Adelaide was more foreign to me than I’d ever found it before. I didn’t feel like I was from there, I didn’t feel like a local. It didn’t feel like an established place of human habitation, but rather a temporary, practical conglomeration, built on expediency and the fortunes of resource extraction. A nowhere: soulless, materialistic, somehow exploitative, though I wasn’t quite sure of what. People were clean and somewhat expressionless, dressed in dull practical clothes. The people also were nowhere. They moved unbounded and relaxed in an uncharted streetscape, which was an optimised and artificial environment. There weren’t many other people, or other objects in general, to move around.

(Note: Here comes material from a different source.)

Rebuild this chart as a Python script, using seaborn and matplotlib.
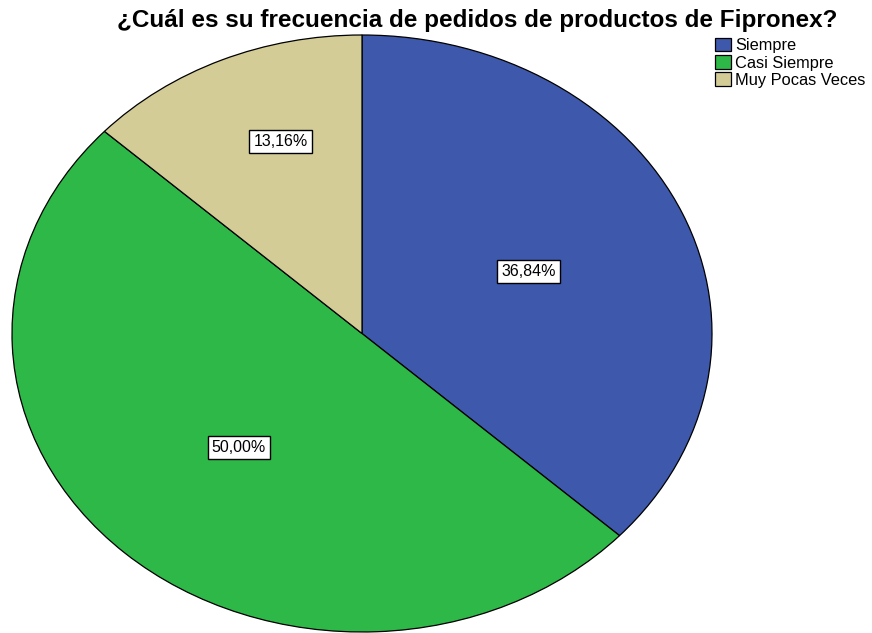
import matplotlib
matplotlib.use("Agg")
import matplotlib.pyplot as plt
import seaborn as sns

sns.set_theme(style="white")
plt.rcParams['font.family'] = ['Liberation Sans', 'DejaVu Sans']
plt.rcParams['text.color'] = 'black'

categories = ["Siempre", "Casi Siempre", "Muy Pocas Veces"]
values = [36.84, 50.00, 13.16]
colors = ["#3E58AC", "#2EB848", "#D4CC97"]

fig = plt.figure(figsize=(8.72, 6.33), dpi=100)
ax = fig.add_axes([12/872, 1/633, 700/872, 597/633])

wedges, texts, autotexts = ax.pie(
    values, colors=colors, startangle=90, counterclock=False,
    autopct=lambda p: f"{p:.2f}%".replace(".", ","), pctdistance=0.52,
    wedgeprops=dict(edgecolor="black", linewidth=0.9),
    textprops=dict(fontsize=11.5, color="black"))
ax.set_aspect('auto')
ax.set_xlim(-1.0, 1.0)
ax.set_ylim(-1.0, 1.0)

scale = [1.0, 1.0, 0.68 / 0.52]
for t, s in zip(autotexts, scale):
    x, y = t.get_position()
    t.set_position((x * s + (0.04 if s != 1.0 else 0.0), y * s + (0.02 if s != 1.0 else 0.0)))
    t.set_bbox(dict(facecolor="white", edgecolor="black", boxstyle="square,pad=0.25", linewidth=1.0))

fig.text(477/872, 1 - 20/633, "¿Cuál es su frecuencia de pedidos de productos de Fipronex?",
         ha="center", va="center", fontsize=17.5, fontweight="bold", color="black")

leg = fig.legend(wedges, categories, loc="upper left", bbox_to_anchor=(713/872, 1 - 36/633),
                 frameon=False, fontsize=11.8, handlelength=1.0, handleheight=0.9,
                 handletextpad=0.25, labelspacing=0.12, borderaxespad=0, borderpad=0.1)
for t in leg.get_texts():
    t.set_color("black")

fig.savefig("out.png", dpi=100)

Space was the most bountiful resource of all.
In the ignorant, uncritical news media, and in the shouty conversations between males who’d had a couple of beers, I felt some other layer of alienation. One day, talking to my friend Phil, I realised its name: “bogan background music”. It’s an intolerant, anti-intellectual, anti-almost-everything kind of cultural elevator music; a subtle and prevalant idea that nothing can be true unless it is small-minded and cynical. The Copenhagen Climate Summit was going on, and I watched the coverage on the evening news. There was an interview with the Minister for Climate Change, Penny Wong, and she proudly proclaimed her key soundbite: “Australia will match the reductions of other countries, but we won’t surpass them.”
She made it clear that we would be sure not to offer any more than anyone else. We would not lead the progress of reducing pollution, but only follow the minimum requirements of commitments proposed by others. I knew that this was a calculated popular message, that many Australians were comforted to know we wouldn’t give up more than the minimum of our wealth-generating carbon machine. More than anywhere else, we may be overheating and drying up, but as the desert gradually takes over, we will not do more than the minimum.
I had been thinking pretty seriously of moving back to Adelaide, but now I had major doubts. I wasn’t even sure if I could move back to Australia at all, ever, without being overcome by my sense of alienation.